La solución pasa por vivir de manera más nómada (p. 117). Pero nos encontramos con cuatro obstáculos: 1º: la catástrofe ecológica; 2º: el fracaso de la propiedad privada; 3º. los nuevos descubrimientos tecnocientíficos; y 4º las nuevas formas de apartheid (p. 119).
Para la concreción de actuaciones hay que buscar el bien común (p. 119), “la sustancia compartida de nuestro ser social”.
El comunitarismo de los bienes sociales públicos es un camino para la superación del problema. Y, además, la superación de los problemas antagónicos que separan a u unos de otros, los de dentro de los de fuera, los extranjeros de los nacionales. El ejemplo de coordinación de antagonismo es la empresa Starbucks: vende café comprado a precio justo pero practica un antisindicalismo radical (p. 121). Conducimos vehículos híbridos hechos en países con mano de obra esclava.

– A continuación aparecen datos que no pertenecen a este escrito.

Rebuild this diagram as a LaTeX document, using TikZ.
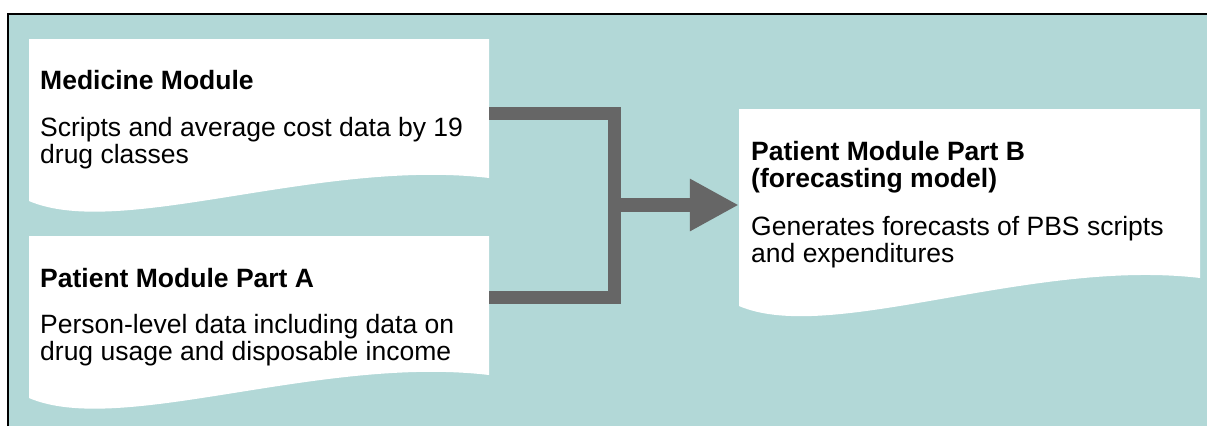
\documentclass[tikz,border=0pt]{standalone}
\usepackage{fontspec}
\setmainfont{Liberation Sans}
\usetikzlibrary{arrows.meta}
\definecolor{panel}{RGB}{178,216,215}
\definecolor{flow}{RGB}{102,102,102}
\tikzset{
  doc/.style={fill=white, draw=none},
  anchorbox/.style={draw=none, inner sep=0pt, minimum width=#1},
  txt/.style={anchor=base west, inner sep=0pt, font=\fontsize{26.5pt}{27pt}\selectfont},
  head/.style={txt, font=\fontsize{26.5pt}{27pt}\selectfont\bfseries},
  link/.style={draw=flow, line width=13pt, line join=miter},
  feed/.style={draw=flow, line width=14pt, -{Triangle[width=49pt,length=49pt]}}
}
\begin{document}
\begin{tikzpicture}[x=1pt,y=-1pt]
  \useasboundingbox (0,0) rectangle (1207,426);
  \fill[white] (0,0) rectangle (1207,426);
  % panel background with its top and left rule
  \fill[panel] (8,14) rectangle (1207,426);
  \draw[line width=1.5pt] (8,426) -- (8,14) -- (1207,14);

  % document-shaped cards
  \path[doc] (29,39) -- (489,39) -- (489,178)
     .. controls (320,158) and (120,240) .. (29,201) -- cycle;
  \path[doc] (29,236) -- (489,236) -- (489,375)
     .. controls (320,355) and (120,437) .. (29,398) -- cycle;
  \path[doc] (739,109) -- (1200,109) -- (1200,278)
     .. controls (1031,258) and (830,345) .. (739,306) -- cycle;

  % reference frames of the cards
  \node[anchorbox=460pt, minimum height=162pt] (med) at (259,120) {};
  \node[anchorbox=460pt, minimum height=162pt] (pa) at (259,317) {};
  \node[anchorbox=461pt, minimum height=192pt] (pb) at (969.5,205) {};

  % Medicine Module
  \node[head] at (40,89) {Medicine Module};
  \node[txt] at (40,136) {Scripts and average cost data by 19};
  \node[txt] at (40,163) {drug classes};

  % Patient Module Part A
  \node[head] at (40,287) {Patient Module Part A};
  \node[txt] at (40,333) {Person-level data including data on};
  \node[txt] at (40,360) {drug usage and disposable income};

  % Patient Module Part B
  \node[head] at (751,160) {Patient Module Part B};
  \node[head] at (751,187) {(forecasting model)};
  \node[txt] at (751,235) {Generates forecasts of PBS scripts};
  \node[txt] at (751,262) {and expenditures};

  % connectors
  \coordinate (medout) at (med.east |- 0,113);
  \coordinate (paout) at (pa.east |- 0,297.5);
  \coordinate (join) at (614.5,205);
  \draw[link] (medout) -| (join) |- (paout);
  \draw[feed] (join) -- (pb.west);
\end{tikzpicture}
\end{document}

La conciencia clara de que “nosotros somos aquellos a los que estábamos esperando” (p. 122) es un buen y claro ejemplo de la actuación y concienciación que se pretende nosotros mismos.
¿Alternativas?, no a primera vista… La izquierda radical está pensando en que la solución, a lo mejor, es una catástrofe, preferiblemente ecológica, que haga despertar de su letargo a las grandes multitudes y dar así un nuevo impulso a la emancipación. Ergo: sólo la afluencia de un número muy considerable de refugiados puede revitalizar a la izquierda radical europea (p. 125). De esta manera se importarían proletarios de otros países para edificar la revolución. Probablemente así se revitalice la lucha de clases reprimida de facto con el capitalismo de nuevo cuño.